The grab-bag of play-types that follows suggests just as much. Straight after romping across the countryside in tanks, you're sent to scout a fog-shrouded forest, creeping across enemy encampments in a series of stealth-tinged encounters. That appetite for silently stalking soldiers is then spread across a small town where you're charged with collecting components to help fix up your tank. It's a pointedly open experience, if not exactly open-world, with players free to tackle the objectives in any order they like. Snipe from the hill that overlooks the town, for example, climbing a tower with the rifle you chance across slung across your back; crawl from cover to cover and take down each and every soldier, or maybe just go loud and take the town out in one noisy firefight. That's the theory, at least.

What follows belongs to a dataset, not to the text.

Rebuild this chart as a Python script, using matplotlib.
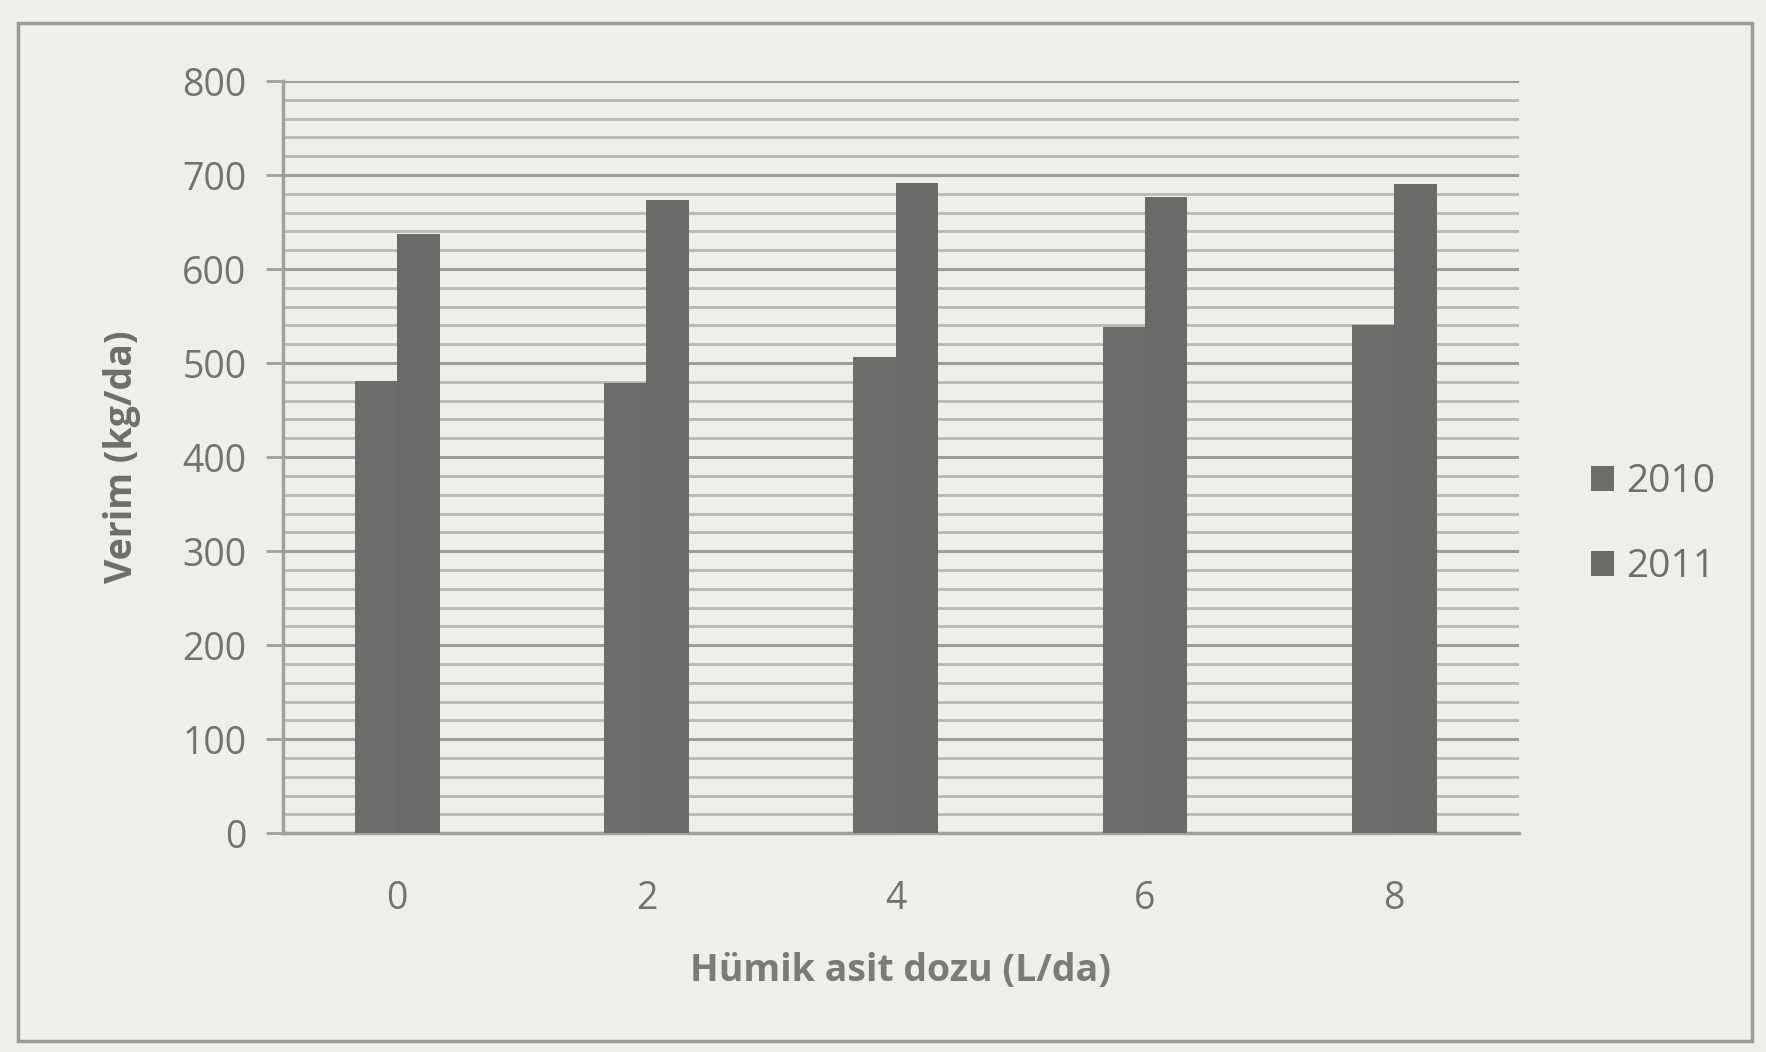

It's noble in intent, but flawed in execution. Battlefield's level designers have learnt how to craft enjoyably open play-spaces from the series' rich multiplayer past, but they've clearly suffered from not being able to inherit any expertise when it comes to enemy AI. The soldiers you come across in Battlefield 1's campaign are wilfully, aggressively stupid, often shattering any sense of stalking an enemy and instead offering themselves up blindly for slaughter. A small shame, given the effort that's gone in elsewhere - though when, at the level's climax, you face the aggressive challenge of taking down a small battalion of tanks, it's something of a relief to find they're happy to sit in place as you pound them with shells.
Whether those problems persist elsewhere in Battlefield 1's campaign remains to be seen, but you can't fault it for lacking ambition. It certainly seems more daring than the game's multiplayer, which feels like more of a sideways step than any meaningful progression after the frequently brilliant Battlefield 4. Operations, a new big-player-count mode that combines the shifting objectives of Rush with the scale of Conquest, is a welcome new wrinkle, but it can't hide the fact that some of the grand scope found in the last mainline Battlefield has been lost. Maps seem a little more cramped, vehicle variety has been diminished and the destructibility of the environment doesn't seem to have ramped up enough to make up for the omission of Battlefield 4's show-stopping scripted moments.
Perhaps, though, that disappointment comes from moving directly from a Battlefield 4 that's enjoyed years of healthy support and has morphed into an incredibly rich game. Or maybe it's the inevitability that the new era Battlefield finds itself in was always going to mean the series would lose as much as it gains. The sheer verticality of Siege of Shanghai, the mad expanse of Golmud Railway - they're all extremes of personality that are hard to find in Battlefield 1's first, relatively anonymous, cluster of maps.
Playing the game as intended over the next few days as its release rolls out, with squads of friends and in healthier doses, could well paint Battlefield 1 in a brighter light, though it's already clear this isn't going to be the revolution for the series some might be expecting. It's more Battlefield, for better and for worse, complete with many of the same pitfalls as well as the same pleasures. At least this time out, though, the campaign looks like it could well be worth playing.
This article is based on a press trip to DICE's offices in Stockholm. EA covered travel and accommodation costs.